**Task directions:**
Copy out all lines where "this" appears.

**Records shown:**
======

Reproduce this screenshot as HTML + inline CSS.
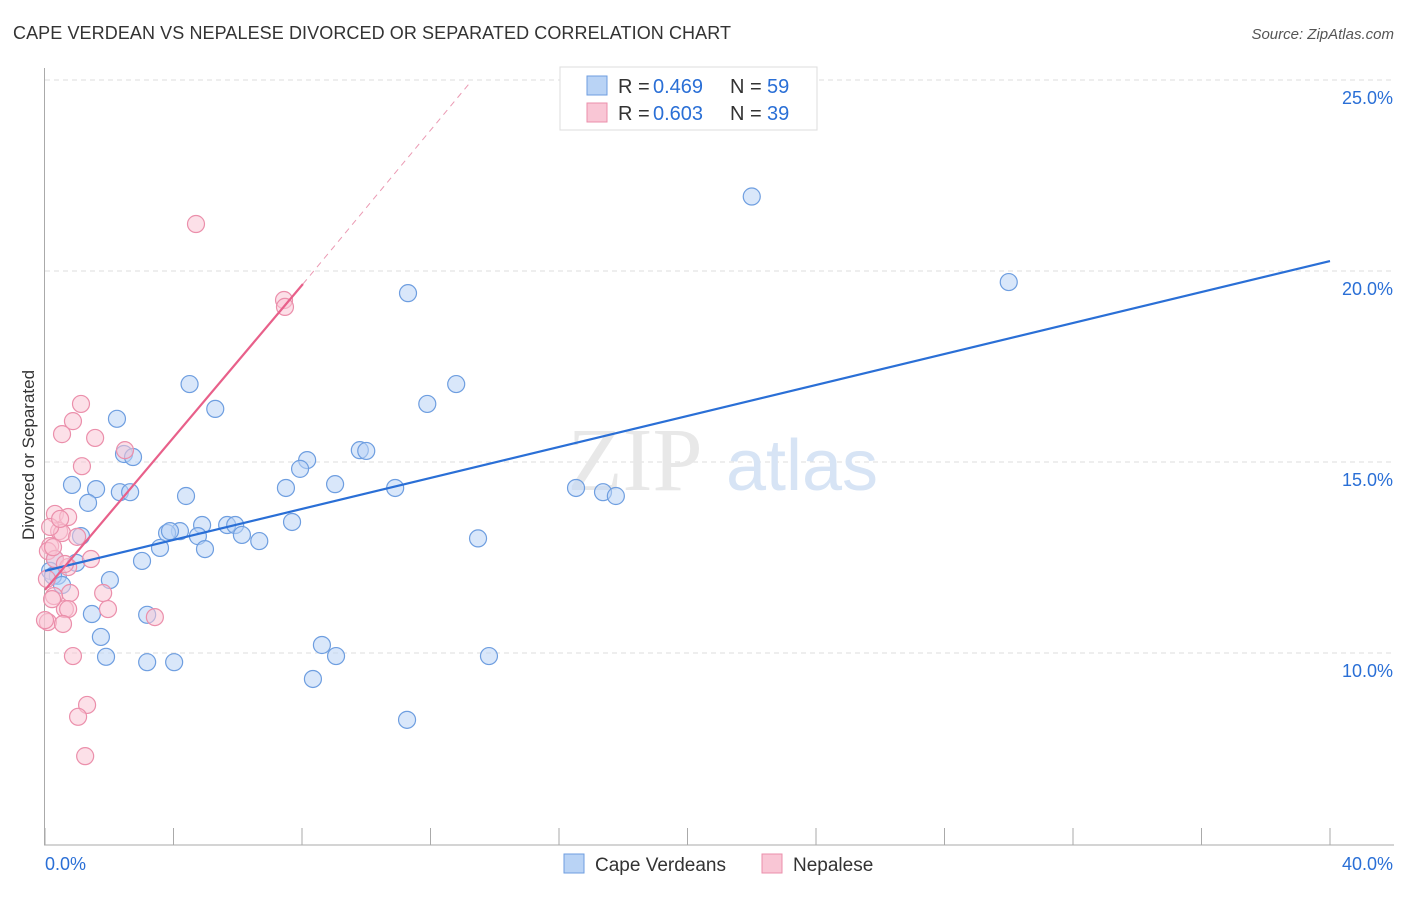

======

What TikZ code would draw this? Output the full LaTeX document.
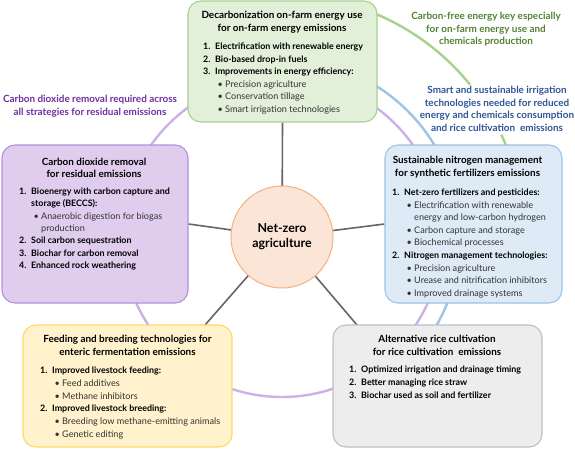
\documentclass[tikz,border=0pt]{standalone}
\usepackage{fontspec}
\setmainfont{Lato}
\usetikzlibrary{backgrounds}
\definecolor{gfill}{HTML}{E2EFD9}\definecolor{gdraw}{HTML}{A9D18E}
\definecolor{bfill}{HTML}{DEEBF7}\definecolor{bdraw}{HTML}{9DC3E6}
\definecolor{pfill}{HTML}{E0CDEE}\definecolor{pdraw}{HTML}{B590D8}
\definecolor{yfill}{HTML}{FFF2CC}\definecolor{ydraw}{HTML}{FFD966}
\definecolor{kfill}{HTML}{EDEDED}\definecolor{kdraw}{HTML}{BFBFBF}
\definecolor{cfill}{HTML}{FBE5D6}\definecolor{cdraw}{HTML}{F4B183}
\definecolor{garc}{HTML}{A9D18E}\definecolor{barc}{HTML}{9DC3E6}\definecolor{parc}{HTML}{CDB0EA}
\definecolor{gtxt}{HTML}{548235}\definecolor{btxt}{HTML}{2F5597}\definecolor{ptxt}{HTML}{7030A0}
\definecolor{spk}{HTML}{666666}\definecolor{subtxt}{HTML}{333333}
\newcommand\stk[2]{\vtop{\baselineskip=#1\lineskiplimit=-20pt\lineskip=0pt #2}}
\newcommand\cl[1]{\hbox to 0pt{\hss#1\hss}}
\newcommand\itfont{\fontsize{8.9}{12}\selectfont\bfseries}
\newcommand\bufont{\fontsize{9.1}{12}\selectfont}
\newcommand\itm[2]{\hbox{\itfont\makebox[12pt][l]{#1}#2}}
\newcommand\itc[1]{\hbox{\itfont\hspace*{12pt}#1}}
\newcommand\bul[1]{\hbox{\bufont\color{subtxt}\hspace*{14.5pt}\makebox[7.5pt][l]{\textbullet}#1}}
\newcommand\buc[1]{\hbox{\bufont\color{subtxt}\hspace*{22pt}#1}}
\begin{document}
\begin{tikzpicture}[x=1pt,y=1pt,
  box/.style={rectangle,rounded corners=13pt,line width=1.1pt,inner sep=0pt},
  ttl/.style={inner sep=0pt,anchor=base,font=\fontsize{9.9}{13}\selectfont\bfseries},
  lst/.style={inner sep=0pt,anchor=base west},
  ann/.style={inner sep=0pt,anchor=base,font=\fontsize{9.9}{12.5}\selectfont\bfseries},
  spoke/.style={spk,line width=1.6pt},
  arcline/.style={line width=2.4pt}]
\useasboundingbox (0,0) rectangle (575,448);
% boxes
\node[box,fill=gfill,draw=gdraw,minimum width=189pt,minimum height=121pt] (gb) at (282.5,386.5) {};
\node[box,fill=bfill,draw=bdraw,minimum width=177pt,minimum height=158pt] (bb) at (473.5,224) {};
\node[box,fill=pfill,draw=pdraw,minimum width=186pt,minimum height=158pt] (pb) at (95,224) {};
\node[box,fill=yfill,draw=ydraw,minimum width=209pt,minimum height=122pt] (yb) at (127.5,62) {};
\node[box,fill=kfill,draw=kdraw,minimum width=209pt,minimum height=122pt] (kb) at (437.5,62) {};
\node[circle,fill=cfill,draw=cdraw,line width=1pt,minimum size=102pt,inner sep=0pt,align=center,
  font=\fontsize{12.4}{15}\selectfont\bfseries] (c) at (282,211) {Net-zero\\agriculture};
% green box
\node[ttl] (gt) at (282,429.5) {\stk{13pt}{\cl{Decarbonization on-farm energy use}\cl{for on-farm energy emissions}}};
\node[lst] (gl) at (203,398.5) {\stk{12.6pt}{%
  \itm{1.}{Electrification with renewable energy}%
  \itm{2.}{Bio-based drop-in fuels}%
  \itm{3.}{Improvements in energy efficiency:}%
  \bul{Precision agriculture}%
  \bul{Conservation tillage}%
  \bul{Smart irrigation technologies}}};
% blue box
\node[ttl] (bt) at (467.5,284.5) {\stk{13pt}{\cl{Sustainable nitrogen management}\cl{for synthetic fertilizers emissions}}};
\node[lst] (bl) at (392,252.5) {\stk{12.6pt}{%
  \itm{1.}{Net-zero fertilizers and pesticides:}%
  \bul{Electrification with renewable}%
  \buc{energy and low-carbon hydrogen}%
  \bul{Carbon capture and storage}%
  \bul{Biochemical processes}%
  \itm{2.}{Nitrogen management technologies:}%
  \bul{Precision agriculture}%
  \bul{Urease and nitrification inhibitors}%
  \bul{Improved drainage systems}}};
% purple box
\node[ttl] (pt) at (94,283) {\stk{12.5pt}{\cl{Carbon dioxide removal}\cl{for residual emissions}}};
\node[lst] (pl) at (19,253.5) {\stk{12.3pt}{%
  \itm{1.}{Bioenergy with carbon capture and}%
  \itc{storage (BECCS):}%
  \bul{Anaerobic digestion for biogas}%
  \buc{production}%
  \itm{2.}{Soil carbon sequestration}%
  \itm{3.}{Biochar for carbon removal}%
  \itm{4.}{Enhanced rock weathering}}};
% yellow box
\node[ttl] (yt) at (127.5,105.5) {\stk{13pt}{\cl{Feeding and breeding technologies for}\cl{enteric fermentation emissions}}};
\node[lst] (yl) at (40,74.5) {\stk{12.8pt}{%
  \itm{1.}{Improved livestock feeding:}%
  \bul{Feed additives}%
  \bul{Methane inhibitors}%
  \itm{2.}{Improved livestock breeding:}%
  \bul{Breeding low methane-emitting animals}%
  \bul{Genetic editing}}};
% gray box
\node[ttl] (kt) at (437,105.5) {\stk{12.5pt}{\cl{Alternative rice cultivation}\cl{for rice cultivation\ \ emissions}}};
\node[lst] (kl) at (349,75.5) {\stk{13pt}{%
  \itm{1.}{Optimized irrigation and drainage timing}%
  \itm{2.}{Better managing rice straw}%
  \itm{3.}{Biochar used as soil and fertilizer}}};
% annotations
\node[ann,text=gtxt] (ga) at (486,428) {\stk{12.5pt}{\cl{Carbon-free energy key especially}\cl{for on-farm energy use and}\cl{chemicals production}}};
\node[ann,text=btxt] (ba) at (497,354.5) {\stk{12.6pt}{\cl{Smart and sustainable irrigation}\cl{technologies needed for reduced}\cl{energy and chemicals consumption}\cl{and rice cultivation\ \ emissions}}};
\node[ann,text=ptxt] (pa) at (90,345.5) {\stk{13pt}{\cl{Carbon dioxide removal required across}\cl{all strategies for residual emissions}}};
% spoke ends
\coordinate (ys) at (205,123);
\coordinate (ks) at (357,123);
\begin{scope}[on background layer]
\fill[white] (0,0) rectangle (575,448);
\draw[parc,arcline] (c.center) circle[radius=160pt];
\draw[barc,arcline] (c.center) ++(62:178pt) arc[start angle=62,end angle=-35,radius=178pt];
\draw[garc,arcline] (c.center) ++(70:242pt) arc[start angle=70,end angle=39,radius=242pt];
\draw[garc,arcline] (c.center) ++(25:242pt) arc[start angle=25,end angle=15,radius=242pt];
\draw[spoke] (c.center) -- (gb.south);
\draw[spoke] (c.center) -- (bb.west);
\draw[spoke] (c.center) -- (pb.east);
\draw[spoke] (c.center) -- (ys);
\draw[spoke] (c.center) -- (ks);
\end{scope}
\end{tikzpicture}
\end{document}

======

**Exercise solution:**
Reproduce this screenshot as HTML + inline CSS.
What TikZ code would draw this? Output the full LaTeX document.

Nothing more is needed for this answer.